WHAT IS ASKED: Print the whole listing exactly.

DATA SHOWN:
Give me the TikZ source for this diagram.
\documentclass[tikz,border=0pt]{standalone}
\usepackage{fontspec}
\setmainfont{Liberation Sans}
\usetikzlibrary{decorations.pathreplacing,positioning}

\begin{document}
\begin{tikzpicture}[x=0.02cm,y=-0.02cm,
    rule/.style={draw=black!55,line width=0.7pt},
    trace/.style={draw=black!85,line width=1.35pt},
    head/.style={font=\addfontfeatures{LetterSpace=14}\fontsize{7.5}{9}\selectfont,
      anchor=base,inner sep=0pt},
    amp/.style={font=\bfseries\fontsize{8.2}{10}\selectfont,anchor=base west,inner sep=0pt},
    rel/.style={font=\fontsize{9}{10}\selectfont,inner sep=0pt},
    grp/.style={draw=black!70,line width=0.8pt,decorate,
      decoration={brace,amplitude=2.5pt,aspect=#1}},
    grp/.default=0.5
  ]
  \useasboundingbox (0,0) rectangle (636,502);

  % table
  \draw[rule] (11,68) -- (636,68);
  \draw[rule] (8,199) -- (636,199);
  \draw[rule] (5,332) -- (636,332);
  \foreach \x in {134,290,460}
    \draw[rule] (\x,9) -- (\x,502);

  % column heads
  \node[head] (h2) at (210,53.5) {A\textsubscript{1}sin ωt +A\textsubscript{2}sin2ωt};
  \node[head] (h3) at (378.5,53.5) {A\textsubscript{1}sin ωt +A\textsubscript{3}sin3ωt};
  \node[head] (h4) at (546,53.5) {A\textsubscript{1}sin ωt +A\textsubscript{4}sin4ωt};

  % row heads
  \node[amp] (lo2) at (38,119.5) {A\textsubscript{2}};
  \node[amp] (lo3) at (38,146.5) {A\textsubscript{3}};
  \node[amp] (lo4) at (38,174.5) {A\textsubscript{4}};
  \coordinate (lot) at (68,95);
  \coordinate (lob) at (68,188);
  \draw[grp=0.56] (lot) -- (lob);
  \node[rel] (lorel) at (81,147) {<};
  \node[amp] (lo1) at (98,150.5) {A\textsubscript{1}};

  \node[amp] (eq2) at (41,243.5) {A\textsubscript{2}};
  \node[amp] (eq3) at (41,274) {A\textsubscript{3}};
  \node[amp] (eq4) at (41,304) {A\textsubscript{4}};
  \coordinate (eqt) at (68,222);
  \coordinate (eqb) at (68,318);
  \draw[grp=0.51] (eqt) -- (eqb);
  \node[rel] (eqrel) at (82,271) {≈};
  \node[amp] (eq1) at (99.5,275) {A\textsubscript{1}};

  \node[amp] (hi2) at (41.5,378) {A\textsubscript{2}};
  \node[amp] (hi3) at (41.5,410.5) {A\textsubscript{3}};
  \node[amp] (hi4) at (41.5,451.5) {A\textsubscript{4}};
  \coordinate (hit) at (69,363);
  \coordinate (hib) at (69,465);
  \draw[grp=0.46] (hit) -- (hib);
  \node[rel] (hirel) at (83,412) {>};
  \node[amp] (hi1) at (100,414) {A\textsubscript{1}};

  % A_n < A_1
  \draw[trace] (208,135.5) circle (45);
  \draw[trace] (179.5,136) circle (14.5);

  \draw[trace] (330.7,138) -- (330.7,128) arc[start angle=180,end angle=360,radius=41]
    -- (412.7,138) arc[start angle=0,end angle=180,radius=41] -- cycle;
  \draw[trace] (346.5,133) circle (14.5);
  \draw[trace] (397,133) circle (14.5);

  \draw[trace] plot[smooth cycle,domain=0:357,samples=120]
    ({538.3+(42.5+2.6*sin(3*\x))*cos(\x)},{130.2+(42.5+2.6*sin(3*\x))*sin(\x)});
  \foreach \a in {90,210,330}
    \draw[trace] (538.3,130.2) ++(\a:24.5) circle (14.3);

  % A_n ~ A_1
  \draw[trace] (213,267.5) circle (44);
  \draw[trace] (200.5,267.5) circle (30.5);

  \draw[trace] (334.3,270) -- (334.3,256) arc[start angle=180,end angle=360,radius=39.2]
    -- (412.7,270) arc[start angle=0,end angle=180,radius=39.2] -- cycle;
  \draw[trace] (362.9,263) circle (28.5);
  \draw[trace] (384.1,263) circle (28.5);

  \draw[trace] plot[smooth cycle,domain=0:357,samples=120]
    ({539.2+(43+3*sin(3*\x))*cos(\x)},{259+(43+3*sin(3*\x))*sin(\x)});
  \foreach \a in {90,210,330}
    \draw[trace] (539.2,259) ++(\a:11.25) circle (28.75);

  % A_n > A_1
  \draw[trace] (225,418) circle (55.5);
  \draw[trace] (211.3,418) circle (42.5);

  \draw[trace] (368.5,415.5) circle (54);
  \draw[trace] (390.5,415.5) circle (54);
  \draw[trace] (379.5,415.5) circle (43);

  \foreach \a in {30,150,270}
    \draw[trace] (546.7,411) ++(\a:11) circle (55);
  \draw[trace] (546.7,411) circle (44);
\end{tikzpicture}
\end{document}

EXERCISE SOLUTION:
Give me the TikZ source for this diagram.
\documentclass[tikz,border=0pt]{standalone}
\usepackage{fontspec}
\setmainfont{Liberation Sans}
\usetikzlibrary{decorations.pathreplacing,positioning}

\begin{document}
\begin{tikzpicture}[x=0.02cm,y=-0.02cm,
    rule/.style={draw=black!55,line width=0.7pt},
    trace/.style={draw=black!85,line width=1.35pt},
    head/.style={font=\addfontfeatures{LetterSpace=14}\fontsize{7.5}{9}\selectfont,
      anchor=base,inner sep=0pt},
    amp/.style={font=\bfseries\fontsize{8.2}{10}\selectfont,anchor=base west,inner sep=0pt},
    rel/.style={font=\fontsize{9}{10}\selectfont,inner sep=0pt},
    grp/.style={draw=black!70,line width=0.8pt,decorate,
      decoration={brace,amplitude=2.5pt,aspect=#1}},
    grp/.default=0.5
  ]
  \useasboundingbox (0,0) rectangle (636,502);

  % table
  \draw[rule] (11,68) -- (636,68);
  \draw[rule] (8,199) -- (636,199);
  \draw[rule] (5,332) -- (636,332);
  \foreach \x in {134,290,460}
    \draw[rule] (\x,9) -- (\x,502);

  % column heads
  \node[head] (h2) at (210,53.5) {A\textsubscript{1}sin ωt +A\textsubscript{2}sin2ωt};
  \node[head] (h3) at (378.5,53.5) {A\textsubscript{1}sin ωt +A\textsubscript{3}sin3ωt};
  \node[head] (h4) at (546,53.5) {A\textsubscript{1}sin ωt +A\textsubscript{4}sin4ωt};

  % row heads
  \node[amp] (lo2) at (38,119.5) {A\textsubscript{2}};
  \node[amp] (lo3) at (38,146.5) {A\textsubscript{3}};
  \node[amp] (lo4) at (38,174.5) {A\textsubscript{4}};
  \coordinate (lot) at (68,95);
  \coordinate (lob) at (68,188);
  \draw[grp=0.56] (lot) -- (lob);
  \node[rel] (lorel) at (81,147) {<};
  \node[amp] (lo1) at (98,150.5) {A\textsubscript{1}};

  \node[amp] (eq2) at (41,243.5) {A\textsubscript{2}};
  \node[amp] (eq3) at (41,274) {A\textsubscript{3}};
  \node[amp] (eq4) at (41,304) {A\textsubscript{4}};
  \coordinate (eqt) at (68,222);
  \coordinate (eqb) at (68,318);
  \draw[grp=0.51] (eqt) -- (eqb);
  \node[rel] (eqrel) at (82,271) {≈};
  \node[amp] (eq1) at (99.5,275) {A\textsubscript{1}};

  \node[amp] (hi2) at (41.5,378) {A\textsubscript{2}};
  \node[amp] (hi3) at (41.5,410.5) {A\textsubscript{3}};
  \node[amp] (hi4) at (41.5,451.5) {A\textsubscript{4}};
  \coordinate (hit) at (69,363);
  \coordinate (hib) at (69,465);
  \draw[grp=0.46] (hit) -- (hib);
  \node[rel] (hirel) at (83,412) {>};
  \node[amp] (hi1) at (100,414) {A\textsubscript{1}};

  % A_n < A_1
  \draw[trace] (208,135.5) circle (45);
  \draw[trace] (179.5,136) circle (14.5);

  \draw[trace] (330.7,138) -- (330.7,128) arc[start angle=180,end angle=360,radius=41]
    -- (412.7,138) arc[start angle=0,end angle=180,radius=41] -- cycle;
  \draw[trace] (346.5,133) circle (14.5);
  \draw[trace] (397,133) circle (14.5);

  \draw[trace] plot[smooth cycle,domain=0:357,samples=120]
    ({538.3+(42.5+2.6*sin(3*\x))*cos(\x)},{130.2+(42.5+2.6*sin(3*\x))*sin(\x)});
  \foreach \a in {90,210,330}
    \draw[trace] (538.3,130.2) ++(\a:24.5) circle (14.3);

  % A_n ~ A_1
  \draw[trace] (213,267.5) circle (44);
  \draw[trace] (200.5,267.5) circle (30.5);

  \draw[trace] (334.3,270) -- (334.3,256) arc[start angle=180,end angle=360,radius=39.2]
    -- (412.7,270) arc[start angle=0,end angle=180,radius=39.2] -- cycle;
  \draw[trace] (362.9,263) circle (28.5);
  \draw[trace] (384.1,263) circle (28.5);

  \draw[trace] plot[smooth cycle,domain=0:357,samples=120]
    ({539.2+(43+3*sin(3*\x))*cos(\x)},{259+(43+3*sin(3*\x))*sin(\x)});
  \foreach \a in {90,210,330}
    \draw[trace] (539.2,259) ++(\a:11.25) circle (28.75);

  % A_n > A_1
  \draw[trace] (225,418) circle (55.5);
  \draw[trace] (211.3,418) circle (42.5);

  \draw[trace] (368.5,415.5) circle (54);
  \draw[trace] (390.5,415.5) circle (54);
  \draw[trace] (379.5,415.5) circle (43);

  \foreach \a in {30,150,270}
    \draw[trace] (546.7,411) ++(\a:11) circle (55);
  \draw[trace] (546.7,411) circle (44);
\end{tikzpicture}
\end{document}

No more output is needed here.